For the fifth edition of Tête à tête, Alzueta Gallery Paris brings together the paintings of Aythamy Armas and the bamboo sculptures of Laurent Martin "Lo", on view from September 17 to October 11, 2025. At the core of their encounter lies the balance and expressive power of the line, explored through two complementary ways of inhabiting space.

The line is their common thread. It grounds drawing, traces writing, and opens form. Yet in the work of Aythamy Armas and Laurent Martin "Lo", it transcends this initial role to become an endpoint: a fracture that reveals the depth and texture of space. By making space an active participant, they render it tangible. From the line, both artists pursue an exploration of balance—of forms, tensions, and voids—where the harmony of composition unfolds. Their gestures give rise to light arabesques, suspended in a fragile yet serene alignment. Their work reflects an unceasing quest for perfect balance, for that singular point of tension where strength and delicacy coexist.

In Aythamy Armas’s work, this reflection on balance is transposed into pictorial matter. His canvases emerge from a slow, inward process, where composition becomes a rhythmic, almost musical structure. Armas sculpts the canvas as though it were a three- dimensional space: the variations in line thickness, the intensity of the stroke, create the illusion of a surface that is anything but flat. The void is no longer empty; it becomes an essential actor, a site of passage and circulation. For Armas, painting is not a means of representation but an end in itself, an autonomous language that, through gesture, line, and their variations, opens up spaces in which to exist. His canvases unfold like inner landscapes. This sense of suspension—this dialogue of line, rhythm, and gesture—resonates with the aerial sculptures of Laurent Martin "Lo".

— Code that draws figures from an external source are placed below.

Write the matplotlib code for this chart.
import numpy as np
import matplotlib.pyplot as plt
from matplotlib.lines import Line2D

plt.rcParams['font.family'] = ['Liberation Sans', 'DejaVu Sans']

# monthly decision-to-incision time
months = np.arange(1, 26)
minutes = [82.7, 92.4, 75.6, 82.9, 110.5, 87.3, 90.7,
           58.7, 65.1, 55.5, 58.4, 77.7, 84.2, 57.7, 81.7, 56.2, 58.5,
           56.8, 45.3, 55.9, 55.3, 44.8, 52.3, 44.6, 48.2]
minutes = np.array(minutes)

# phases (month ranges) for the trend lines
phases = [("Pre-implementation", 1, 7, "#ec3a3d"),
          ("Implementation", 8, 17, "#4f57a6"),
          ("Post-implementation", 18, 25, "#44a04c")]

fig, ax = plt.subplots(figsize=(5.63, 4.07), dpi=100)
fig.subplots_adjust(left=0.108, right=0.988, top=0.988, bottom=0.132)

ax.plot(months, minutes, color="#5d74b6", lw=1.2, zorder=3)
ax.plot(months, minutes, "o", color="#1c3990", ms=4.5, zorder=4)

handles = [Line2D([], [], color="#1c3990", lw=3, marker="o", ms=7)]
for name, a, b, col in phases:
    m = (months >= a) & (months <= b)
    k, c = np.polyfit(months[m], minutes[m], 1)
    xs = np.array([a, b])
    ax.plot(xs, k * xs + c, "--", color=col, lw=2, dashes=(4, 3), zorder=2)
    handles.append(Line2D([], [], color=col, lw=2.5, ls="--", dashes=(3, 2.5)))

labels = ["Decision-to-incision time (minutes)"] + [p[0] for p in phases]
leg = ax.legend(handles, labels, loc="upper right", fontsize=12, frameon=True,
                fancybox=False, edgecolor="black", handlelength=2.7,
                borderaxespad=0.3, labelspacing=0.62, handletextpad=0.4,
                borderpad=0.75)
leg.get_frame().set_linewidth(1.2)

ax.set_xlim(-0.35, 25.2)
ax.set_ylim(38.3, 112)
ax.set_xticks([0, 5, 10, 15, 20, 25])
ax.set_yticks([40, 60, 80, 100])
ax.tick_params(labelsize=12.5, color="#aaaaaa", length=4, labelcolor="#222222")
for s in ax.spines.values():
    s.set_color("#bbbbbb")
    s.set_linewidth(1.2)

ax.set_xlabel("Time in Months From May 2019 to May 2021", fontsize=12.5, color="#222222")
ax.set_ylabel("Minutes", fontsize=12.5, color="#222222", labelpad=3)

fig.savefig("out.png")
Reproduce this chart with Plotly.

Originally trained in decorative arts in Paris and once a creative director, Laurent Martin "Lo" chose to abandon that path to follow a single intuition: bamboo. What first appeared during travels in Asia soon grew into a lifelong fascination. For more than fifteen years, “Lo” has wandered between India, Indonesia, Costa Rica, and Vietnam, learning from the plant itself—its strength, its flexibility, its quiet wisdom. His sculptures are born from this intimate dialogue: suspended in space, they sketch lines that hover like breaths. Every curve, counterweight, and tension is held in a delicate balance, where fragility becomes strength. Out of these gestures emerges a visual poetry of oscillation and silence. In constant exchange with air, light, and shadow, bamboo reveals its true nature: movement made visible.

Together, the sculptures and canvases trace a shared space to be entered and traversed. Within the gallery, the works do not confront one another but rather coexist—each asserting its own language while opening a field of encounter, where opposites find harmony: black and white, strength and suppleness, fullness and void. Between sculpture and painting unfolds a clear dialogue, a shared pursuit of balance that finds its fullest expression in this face-to-face.